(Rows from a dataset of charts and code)
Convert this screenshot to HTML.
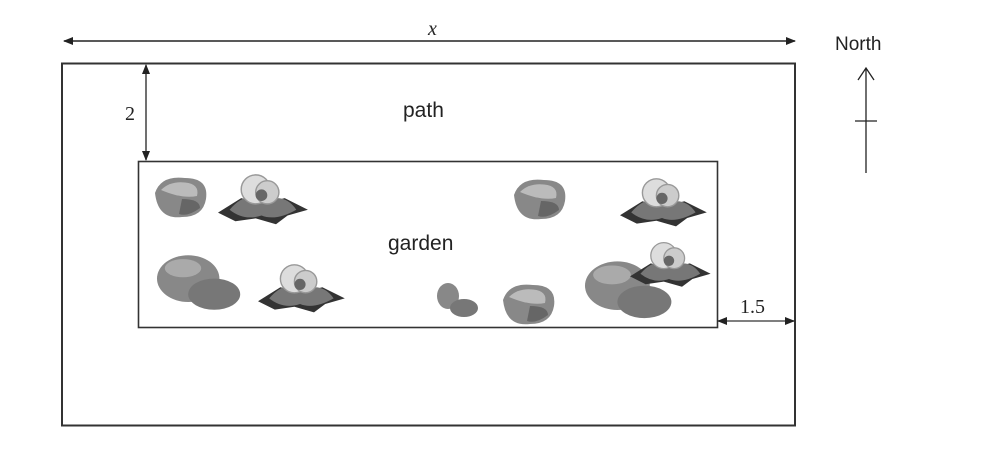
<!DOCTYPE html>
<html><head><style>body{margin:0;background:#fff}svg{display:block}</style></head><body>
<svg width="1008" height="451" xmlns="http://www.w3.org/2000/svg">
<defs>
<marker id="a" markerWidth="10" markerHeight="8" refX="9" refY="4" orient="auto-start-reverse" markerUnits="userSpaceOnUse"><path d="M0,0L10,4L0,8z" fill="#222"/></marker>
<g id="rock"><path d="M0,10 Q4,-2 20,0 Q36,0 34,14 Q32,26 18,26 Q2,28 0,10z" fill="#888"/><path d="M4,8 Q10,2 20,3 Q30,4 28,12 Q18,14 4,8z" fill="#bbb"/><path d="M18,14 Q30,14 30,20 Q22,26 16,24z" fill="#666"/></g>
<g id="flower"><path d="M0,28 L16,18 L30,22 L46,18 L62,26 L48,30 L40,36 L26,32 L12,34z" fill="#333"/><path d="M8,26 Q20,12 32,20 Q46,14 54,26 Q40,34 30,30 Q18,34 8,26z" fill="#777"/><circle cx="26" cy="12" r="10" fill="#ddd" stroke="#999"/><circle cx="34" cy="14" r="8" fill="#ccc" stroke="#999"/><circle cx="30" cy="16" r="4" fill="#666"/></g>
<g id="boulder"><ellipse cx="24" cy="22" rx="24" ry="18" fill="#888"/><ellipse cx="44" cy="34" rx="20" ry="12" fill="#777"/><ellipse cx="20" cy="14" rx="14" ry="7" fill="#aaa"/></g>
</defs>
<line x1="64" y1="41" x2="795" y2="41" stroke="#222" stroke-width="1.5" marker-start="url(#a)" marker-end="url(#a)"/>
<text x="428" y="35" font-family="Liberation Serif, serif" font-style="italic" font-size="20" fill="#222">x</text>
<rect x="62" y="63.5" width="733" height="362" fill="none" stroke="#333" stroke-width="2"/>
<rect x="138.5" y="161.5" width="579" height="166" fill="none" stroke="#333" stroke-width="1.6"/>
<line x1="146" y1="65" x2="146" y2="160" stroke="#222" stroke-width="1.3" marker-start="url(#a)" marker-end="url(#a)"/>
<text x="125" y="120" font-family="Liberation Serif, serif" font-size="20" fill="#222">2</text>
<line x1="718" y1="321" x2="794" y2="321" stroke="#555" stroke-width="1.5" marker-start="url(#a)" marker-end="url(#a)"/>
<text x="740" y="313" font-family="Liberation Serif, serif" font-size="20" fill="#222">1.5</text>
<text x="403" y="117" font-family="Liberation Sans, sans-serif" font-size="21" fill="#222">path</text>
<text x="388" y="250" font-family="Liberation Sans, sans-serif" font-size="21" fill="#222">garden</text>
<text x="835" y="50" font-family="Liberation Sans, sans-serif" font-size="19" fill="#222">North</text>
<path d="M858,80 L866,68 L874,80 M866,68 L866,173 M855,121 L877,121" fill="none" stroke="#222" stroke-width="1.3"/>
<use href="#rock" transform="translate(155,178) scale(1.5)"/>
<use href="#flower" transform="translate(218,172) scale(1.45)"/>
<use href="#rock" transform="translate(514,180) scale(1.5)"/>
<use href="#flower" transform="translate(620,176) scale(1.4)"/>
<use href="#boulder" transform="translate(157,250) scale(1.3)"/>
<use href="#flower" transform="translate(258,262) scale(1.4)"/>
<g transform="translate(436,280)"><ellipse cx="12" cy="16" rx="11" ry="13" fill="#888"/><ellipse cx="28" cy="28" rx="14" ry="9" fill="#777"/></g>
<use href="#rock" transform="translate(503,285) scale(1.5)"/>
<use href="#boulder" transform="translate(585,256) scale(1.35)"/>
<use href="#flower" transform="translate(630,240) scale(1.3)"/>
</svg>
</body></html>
==
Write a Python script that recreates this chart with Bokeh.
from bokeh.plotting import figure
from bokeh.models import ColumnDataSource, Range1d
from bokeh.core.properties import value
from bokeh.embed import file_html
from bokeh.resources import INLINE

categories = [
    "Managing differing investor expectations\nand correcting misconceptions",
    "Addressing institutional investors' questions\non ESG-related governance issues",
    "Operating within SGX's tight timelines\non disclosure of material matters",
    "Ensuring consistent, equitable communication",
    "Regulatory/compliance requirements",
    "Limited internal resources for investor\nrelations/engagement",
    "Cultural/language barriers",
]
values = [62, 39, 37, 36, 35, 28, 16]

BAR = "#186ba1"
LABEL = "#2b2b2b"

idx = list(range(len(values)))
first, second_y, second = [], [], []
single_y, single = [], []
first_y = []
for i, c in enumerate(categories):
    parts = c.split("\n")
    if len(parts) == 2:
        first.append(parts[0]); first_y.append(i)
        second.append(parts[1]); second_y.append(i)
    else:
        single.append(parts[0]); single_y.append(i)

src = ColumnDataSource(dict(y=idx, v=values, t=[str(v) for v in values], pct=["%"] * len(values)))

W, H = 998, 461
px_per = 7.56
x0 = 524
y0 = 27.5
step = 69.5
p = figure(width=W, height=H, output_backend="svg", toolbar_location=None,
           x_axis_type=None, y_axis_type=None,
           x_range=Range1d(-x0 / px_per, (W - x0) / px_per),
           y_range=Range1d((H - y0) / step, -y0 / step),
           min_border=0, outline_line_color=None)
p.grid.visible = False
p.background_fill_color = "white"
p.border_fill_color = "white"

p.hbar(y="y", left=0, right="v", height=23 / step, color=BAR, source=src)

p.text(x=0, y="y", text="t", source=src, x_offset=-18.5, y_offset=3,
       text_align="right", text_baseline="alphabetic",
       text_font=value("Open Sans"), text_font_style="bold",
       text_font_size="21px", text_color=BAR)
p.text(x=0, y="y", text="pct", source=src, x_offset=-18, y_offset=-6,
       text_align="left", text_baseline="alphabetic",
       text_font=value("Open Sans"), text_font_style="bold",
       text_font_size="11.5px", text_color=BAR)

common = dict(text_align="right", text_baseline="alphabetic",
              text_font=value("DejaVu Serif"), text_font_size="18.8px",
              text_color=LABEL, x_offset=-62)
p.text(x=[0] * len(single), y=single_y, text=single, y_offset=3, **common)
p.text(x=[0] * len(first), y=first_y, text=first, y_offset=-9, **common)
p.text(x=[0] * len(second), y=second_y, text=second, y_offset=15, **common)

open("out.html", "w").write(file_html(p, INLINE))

* _Description of the task_: Quote word for word every line from the one that has "Write a Python" through the one that has "from bokeh.resources import INLINE".

* _Correct output_:
Write a Python script that recreates this chart with Bokeh.
from bokeh.plotting import figure
from bokeh.models import ColumnDataSource, Range1d
from bokeh.core.properties import value
from bokeh.embed import file_html
from bokeh.resources import INLINE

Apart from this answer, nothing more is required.